While Brazilian employers usually allow workers time off to watch the national team play, Brazil's 12 host cities declared partial holidays during local matches of any team, Dias said.
The central bank's index measures the industrial, services and farming sectors and differs from the gross domestic product data estimated by government statistics agency IBGE, which economists consider the official measure of economic growth.
“The data were ugly,” Neil Shearing, chief emerging markets economist for Capital Economics, wrote in a research note Friday. “It supports the message from both the business surveys and the hard data on industrial production and retail sales, which also suggest that Brazil’s economy has weakened considerably in recent months.”

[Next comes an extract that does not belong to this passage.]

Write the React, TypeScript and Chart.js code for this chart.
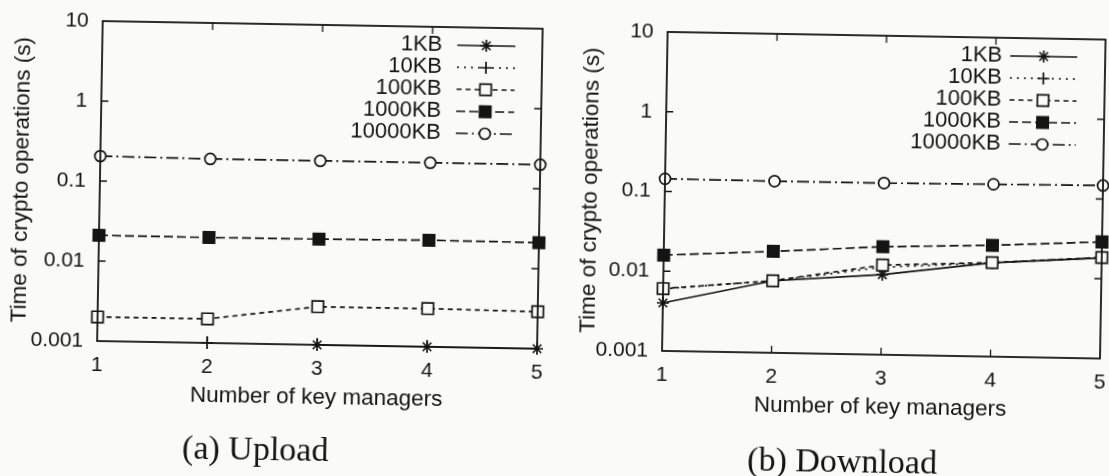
import React, { useEffect, useRef } from 'react';
import { Chart, registerables } from 'chart.js';
import { drawPoint } from 'chart.js/helpers';

Chart.register(...registerables);

// ---------- data ----------
const keyManagers = ['1', '2', '3', '4', '5'];
const seriesNames = ['1KB', '10KB', '100KB', '1000KB', '10000KB'];
const yTickValues = [0.001, 0.01, 0.1, 1, 10];
const yTickLabels = ['0.001', '0.01', '0.1', '1', '10'];

const upload1KB = [null, null, 0.001, 0.001, 0.001];
const upload10KB = [null, 0.001, null, null, null];
const upload100KB = [0.002, 0.002, 0.003, 0.003, 0.0029];
const upload1000KB = [0.021, 0.0208, 0.021, 0.0215, 0.0212];
const upload10000KB = [0.205, 0.2, 0.2, 0.2, 0.2];

const download1KB = [0.004, 0.008, 0.0101, 0.015, 0.0183];
const download10KB = [0.006, 0.008, 0.0125, 0.015, 0.0184];
const download100KB = [0.00605, 0.008, 0.0133, 0.0151, 0.0185];
const download1000KB = [0.0159, 0.0187, 0.0226, 0.0249, 0.029];
const download10000KB = [0.144, 0.142, 0.142, 0.145, 0.148];

const xTitle = 'Number of key managers';
const yTitle = 'Time of crypto operations (s)';
const captionUpload = '(a) Upload';
const captionDownload = '(b) Download';

// ---------- styles ----------
const INK = '#141414';
const PAPER = '#fafaf8';
const SANS = '"Liberation Sans", Arial, Helvetica, sans-serif';
const SERIF = '"Liberation Serif", "DejaVu Serif", serif';
const markerStyle = ['star', 'cross', 'rect', 'rect', 'circle'];
const markerRadius = [6, 6, 8, 8, 5.5];
const markerFill = [INK, INK, PAPER, INK, PAPER];
const dashes = [[], [2, 5], [5, 4], [9, 4], [12, 4, 2, 4]];
const LW = 1.7;

function makeDatasets(values: (number | null)[][]) {
  return seriesNames.map((name, i) => ({
    label: name,
    data: values[i],
    borderColor: INK,
    backgroundColor: markerFill[i],
    borderWidth: LW,
    borderDash: dashes[i],
    pointStyle: markerStyle[i],
    pointRadius: markerRadius[i],
    pointBorderWidth: LW,
    pointBorderColor: INK,
    pointBackgroundColor: markerFill[i],
    tension: 0,
    spanGaps: false,
    clip: false,
    fill: false,
    order: seriesNames.length - i,
  }));
}

const framePlugin = {
  id: 'gnuFrame',
  afterDatasetsDraw(chart: any) {
    const { ctx, chartArea: a, scales } = chart;
    ctx.save();
    ctx.setLineDash([]);
    ctx.strokeStyle = INK;
    ctx.lineWidth = 1.8;
    ctx.strokeRect(a.left, a.top, a.right - a.left, a.bottom - a.top);
    ctx.lineWidth = 1.3;
    keyManagers.forEach((_, i) => {
      const x = scales.x.getPixelForTick(i);
      if (x <= a.left + 1 || x >= a.right - 1) return;
      ctx.beginPath();
      ctx.moveTo(x, a.bottom);
      ctx.lineTo(x, a.bottom - 7);
      ctx.moveTo(x, a.top);
      ctx.lineTo(x, a.top + 7);
      ctx.stroke();
    });
    yTickValues.forEach((v) => {
      const y = scales.y.getPixelForValue(v);
      if (y <= a.top + 1 || y >= a.bottom - 1) return;
      ctx.beginPath();
      ctx.moveTo(a.left, y);
      ctx.lineTo(a.left + 7, y);
      ctx.moveTo(a.right, y);
      ctx.lineTo(a.right - 7, y);
      ctx.stroke();
    });
    ctx.restore();
  },
};

const legendPlugin = {
  id: 'gnuLegend',
  afterDatasetsDraw(chart: any, _args: any, opts: any) {
    const { ctx, chartArea: a } = chart;
    ctx.save();
    chart.data.datasets.forEach((ds: any, i: number) => {
      const y = a.top + 18 + i * 22;
      ctx.setLineDash([]);
      ctx.font = `22px ${SANS}`;
      ctx.fillStyle = INK;
      ctx.textAlign = 'right';
      ctx.textBaseline = 'middle';
      ctx.fillText(ds.label, a.right - opts.textGap, y);
      const x0 = a.right - opts.sampleStart;
      const x1 = a.right - opts.sampleEnd;
      ctx.strokeStyle = INK;
      ctx.lineWidth = LW;
      ctx.setLineDash(ds.borderDash);
      ctx.beginPath();
      ctx.moveTo(x0, y);
      ctx.lineTo(x1, y);
      ctx.stroke();
      ctx.setLineDash([]);
      ctx.fillStyle = ds.pointBackgroundColor;
      ctx.strokeStyle = INK;
      ctx.lineWidth = LW;
      drawPoint(ctx, { pointStyle: ds.pointStyle, radius: ds.pointRadius, rotation: 0, borderWidth: LW } as any, (x0 + x1) / 2, y);
    });
    ctx.restore();
  },
};

type PlotProps = {
  left: number;
  width: number;
  height: number;
  yAxisWidth: number;
  padTop: number;
  padRight: number;
  padBottom: number;
  yTitlePad: number;
  values: (number | null)[][];
  legend: { textGap: number; sampleStart: number; sampleEnd: number };
};

function Plot(p: PlotProps) {
  const ref = useRef<HTMLCanvasElement>(null);
  useEffect(() => {
    const tickFont = { family: SANS, size: 21, lineHeight: 1.2 };
    const titleFont = { family: SANS, size: 22.5, lineHeight: 1.2 };
    const chart = new Chart(ref.current as HTMLCanvasElement, {
      type: 'line',
      data: { labels: keyManagers, datasets: makeDatasets(p.values) as any },
      options: {
        animation: false,
        responsive: false,
        maintainAspectRatio: false,
        events: [],
        layout: { padding: { left: 0, top: p.padTop, right: p.padRight, bottom: p.padBottom } },
        plugins: {
          legend: { display: false },
          tooltip: { enabled: false },
          gnuLegend: p.legend,
        } as any,
        scales: {
          x: {
            type: 'category',
            offset: false,
            grid: { display: false, drawTicks: false },
            border: { display: false },
            ticks: { color: INK, font: tickFont, padding: 12, maxRotation: 0, autoSkip: false },
            title: { display: true, text: xTitle, color: INK, font: titleFont, padding: { top: 0, bottom: 4 } },
            afterFit: (s: any) => {
              s.height = 70;
            },
          },
          y: {
            type: 'logarithmic',
            min: 0.001,
            max: 10,
            grid: { display: false, drawTicks: false },
            border: { display: false },
            afterBuildTicks: (s: any) => {
              s.ticks = yTickValues.map((v) => ({ value: v }));
            },
            ticks: {
              color: INK,
              font: tickFont,
              padding: 14,
              callback: (v: any) => yTickLabels[yTickValues.indexOf(Number(v))],
            },
            title: { display: true, text: yTitle, color: INK, font: titleFont, padding: { top: p.yTitlePad, bottom: 0 } },
            afterFit: (s: any) => {
              s.width = p.yAxisWidth;
            },
          },
        },
      } as any,
      plugins: [framePlugin, legendPlugin],
    });
    return () => chart.destroy();
  }, []);
  return (
    <canvas
      ref={ref}
      width={p.width}
      height={p.height}
      style={{ position: 'absolute', left: p.left, top: 0, width: p.width, height: p.height }}
    />
  );
}

export default function App() {
  const captionStyle: React.CSSProperties = {
    position: 'absolute',
    fontFamily: SERIF,
    fontSize: 34,
    color: INK,
    whiteSpace: 'nowrap',
    transform: 'translate(-50%, -50%)',
    lineHeight: 1,
  };
  return (
    <div style={{ position: 'fixed', left: 0, top: 0, width: 1109, height: 476, background: PAPER, overflow: 'hidden' }}>
      <div
        style={{
          position: 'absolute',
          left: 0,
          top: 0,
          width: 1109,
          height: 476,
          transform: 'rotate(1deg)',
          transformOrigin: '554.5px 238px',
        }}
      >
        <Plot
          left={0}
          width={560}
          height={476}
          yAxisWidth={99}
          padTop={29}
          padRight={21}
          padBottom={57}
          yTitlePad={7}
          values={[upload1KB, upload10KB, upload100KB, upload1000KB, upload10000KB]}
          legend={{ textGap: 100, sampleStart: 85, sampleEnd: 27 }}
        />
        <Plot
          left={560}
          width={570}
          height={476}
          yAxisWidth={104}
          padTop={30}
          padRight={28}
          padBottom={57}
          yTitlePad={16}
          values={[download1KB, download10KB, download100KB, download1000KB, download10000KB]}
          legend={{ textGap: 103, sampleStart: 95, sampleEnd: 28 }}
        />
        <div style={{ ...captionStyle, left: 259, top: 454 }}>{captionUpload}</div>
        <div style={{ ...captionStyle, left: 846, top: 456 }}>{captionDownload}</div>
      </div>
    </div>
  );
}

The central bank’s reading is consistent with a 0.6 percent decline in GDP in the second quarter from the previous quarter, according to research released Friday by Bank of America Corp. (NYSE:BAC). Shearing forecasts a 0.5 percent quarterly decline in Brazilian GDP and about 0.8 percent GDP growth this year. Brazil’s economy grew at 0.2 percent in the first quarter from the previous quarter, according to IBGE.
Consumer spending is slowing down too. In June, retail sales across Brazil fell 0.7 percent, much worse than consensus expectations for a 0.4 percent increase from the previous month. All sectors declined, except for supermarkets, Brazilian government data shows. Auto sales declined nearly 13 percent in June, pulled down by Argentina's ailing economy, the sector's main export market, and tightening credit in Brazil.
Industrial output shrank by 2 percent over the quarter compared to the previous quarter, the fourth successive quarterly decline, according to government data.
Brazil’s National Confederation of Industry, a trade group, said in a July report that its leading indicator for industrial health fell to its lowest point since 2010.
“There are certainly some atypical factors in June and the World Cup affected the results in an exceptional way,” the CNI report said. “Still, the survey results from recent months indicate that the negative environment isn’t new and that June’s deterioration should have lasting consequences.”
The sharp fall in the economy could prompt Brazil’s central bank to surprise the region with a pre-election cut of interest rates from the current 11 percent at a September meeting. Inflation data coming Aug. 20 will be crucial in the decision, Shearing wrote.